** WORK TO COMPLETE **
Retype only the lines running from the line that contains "Convert this chart to matplotlib code." to the line that contains "plt.rcParams['font.family'] = ['Liberation", inclusive, and leave the pictures behind.

Entries taken from a collection:
....................

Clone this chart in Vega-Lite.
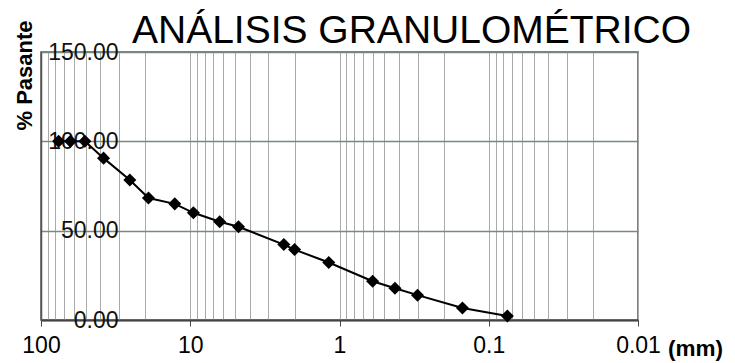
{
  "$schema": "https://vega.github.io/schema/vega-lite/v6.json",
  "width": 597,
  "height": 268,
  "autosize": {"type": "none"},
  "padding": {"left": 41, "top": 52, "right": 97, "bottom": 43},
  "background": "white",
  "config": {
    "font": "Liberation Sans",
    "view": {"stroke": "#555", "strokeWidth": 1.5}
  },
  "title": {
    "text": "ANÁLISIS GRANULOMÉTRICO",
    "fontSize": 39,
    "fontWeight": "normal",
    "color": "black",
    "anchor": "middle",
    "frame": "group",
    "dx": 72,
    "baseline": "alphabetic",
    "offset": -62
  },
  "data": {
    "values": [
      {"size": 76.2, "pass": 100},
      {"size": 63.5, "pass": 100},
      {"size": 50.8, "pass": 100},
      {"size": 38.1, "pass": 90.6},
      {"size": 25.4, "pass": 78.3},
      {"size": 19.05, "pass": 68.3},
      {"size": 12.7, "pass": 65},
      {"size": 9.525, "pass": 60},
      {"size": 6.35, "pass": 55},
      {"size": 4.75, "pass": 52.2},
      {"size": 2.36, "pass": 42.2},
      {"size": 2.0, "pass": 39.4},
      {"size": 1.18, "pass": 32.2},
      {"size": 0.6, "pass": 21.7},
      {"size": 0.425, "pass": 17.8},
      {"size": 0.3, "pass": 13.9},
      {"size": 0.15, "pass": 6.7},
      {"size": 0.075, "pass": 2.2}
    ]
  },
  "encoding": {
    "x": {
      "field": "size",
      "type": "quantitative",
      "scale": {"type": "log", "domain": [0.01, 100], "reverse": true, "nice": false, "zero": false},
      "axis": {
        "title": "(mm)",
        "titleFontSize": 22.5,
        "titleFontWeight": "bold",
        "titleColor": "black",
        "titleX": 654,
        "titleY": 28,
        "titleAlign": "center",
        "titleBaseline": "middle",
        "values": [0.01,0.02,0.03,0.04,0.05,0.06,0.07,0.08,0.09,0.1,0.2,0.3,0.4,0.5,0.6,0.7,0.8,0.9,1,2,3,4,5,6,7,8,9,10,20,30,40,50,60,70,80,90,100],
        "labelExpr": "indexof([100,10,1,0.1,0.01], datum.value) >= 0 ? format(datum.value, '~g') : ''",
        "labelFontSize": 23,
        "labelColor": "black",
        "labelFlush": false,
        "labelOverlap": false,
        "labelPadding": 8,
        "tickSize": 6,
        "tickColor": "#444",
        "tickOpacity": {"condition": {"test": "indexof([100,10,1,0.1,0.01], datum.value) >= 0", "value": 1}, "value": 0},
        "grid": true,
        "gridColor": "#aaa",
        "gridWidth": 1,
        "domainColor": "#444",
        "domainWidth": 2
      }
    },
    "y": {
      "field": "pass",
      "type": "quantitative",
      "scale": {"domain": [0, 150], "nice": false},
      "axis": {
        "title": "% Pasante",
        "titleFontSize": 22,
        "titleFontWeight": "bold",
        "titleColor": "black",
        "titleX": -17,
        "titleY": 23,
        "titleAlign": "center",
        "titleBaseline": "middle",
        "values": [0, 50, 100, 150],
        "format": ".2f",
        "labelFontSize": 23,
        "labelColor": "#111",
        "labelPadding": -77,
        "labelBaseline": "middle",
        "labelFlush": false,
        "ticks": false,
        "grid": true,
        "gridColor": "#788a80",
        "gridWidth": 1.5,
        "domainColor": "#555",
        "domainWidth": 1.5
      }
    }
  },
  "layer": [
    {"mark": {"type": "line", "color": "black", "strokeWidth": 2}},
    {"mark": {"type": "point", "shape": "diamond", "filled": true, "size": 170, "color": "black", "opacity": 1}}
  ]
}
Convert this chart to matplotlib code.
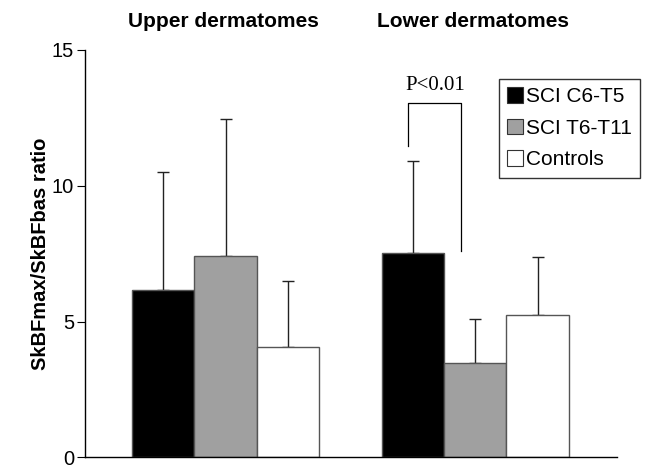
import matplotlib
matplotlib.use('Agg')
import matplotlib.pyplot as plt
from matplotlib.patches import Patch

plt.rcParams['font.family'] = ['Liberation Sans', 'DejaVu Sans']

# data
groups = ['Upper dermatomes', 'Lower dermatomes']
series = ['SCI C6-T5', 'SCI T6-T11', 'Controls']
means = {
    'SCI C6-T5': [6.18, 7.53],
    'SCI T6-T11': [7.40, 3.49],
    'Controls': [4.08, 5.25],
}
sds = {
    'SCI C6-T5': [4.33, 3.37],
    'SCI T6-T11': [5.07, 1.59],
    'Controls': [2.43, 2.12],
}
colors = ['#000000', '#a0a0a0', '#ffffff']
group_centers = [0, 4]

fig = plt.figure(figsize=(6.5, 4.67), dpi=100)
ax = fig.add_axes([0.131, 0.0205, 0.818, 0.8725])

for i, s in enumerate(series):
    xs = [c + (i - 1) for c in group_centers]
    ax.bar(xs, means[s], width=1.0, color=colors[i], edgecolor='#555555',
           linewidth=1.0, label=s, zorder=2)
    ax.errorbar(xs, means[s], yerr=[[0, 0], sds[s]], fmt='none',
                ecolor='#222222', elinewidth=1.0, capsize=4, capthick=1.0,
                zorder=1)

ax.set_xlim(-2.25, 6.27)
ax.set_ylim(0, 15)
ax.set_yticks([0, 5, 10, 15])
ax.set_xticks([])
ax.tick_params(axis='y', direction='out', length=6, labelsize=14.5, pad=2)
for side in ['top', 'right']:
    ax.spines[side].set_visible(False)
ax.spines['left'].set_linewidth(1.0)
ax.spines['bottom'].set_linewidth(1.0)
ax.set_ylabel('SkBFmax/SkBFbas ratio', fontsize=14.5, fontweight='bold', labelpad=1)

for c, g in zip(group_centers, groups):
    ax.text(c - 0.03, 16.05, g, ha='center', va='center', fontsize=15,
            fontweight='bold', clip_on=False)

# significance bracket
ax.plot([2.92, 2.92, 3.77, 3.77], [11.47, 13.04, 13.04, 7.59],
        color='black', linewidth=0.9, zorder=3)
ax.text(3.36, 13.7, 'P<0.01', ha='center', va='center', fontsize=15,
        family='Liberation Serif')

handles = [Patch(facecolor=colors[i], edgecolor='#333333', linewidth=0.8)
           for i in range(3)]
leg = ax.legend(handles, series, loc='upper left',
                bbox_to_anchor=(499 / 650, 1 - 79 / 467),
                bbox_transform=fig.transFigure, fontsize=15,
                handlelength=0.75, handleheight=0.75, handletextpad=0.15,
                labelspacing=0.6, borderpad=0.4, borderaxespad=0,
                frameon=True, fancybox=False)
leg.get_frame().set_edgecolor('black')
leg.get_frame().set_linewidth(1.0)

fig.savefig('out.png', dpi=100)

....................

** ANSWER TO THE TASK **
Convert this chart to matplotlib code.
import matplotlib
matplotlib.use('Agg')
import matplotlib.pyplot as plt
from matplotlib.patches import Patch

plt.rcParams['font.family'] = ['Liberation Sans', 'DejaVu Sans']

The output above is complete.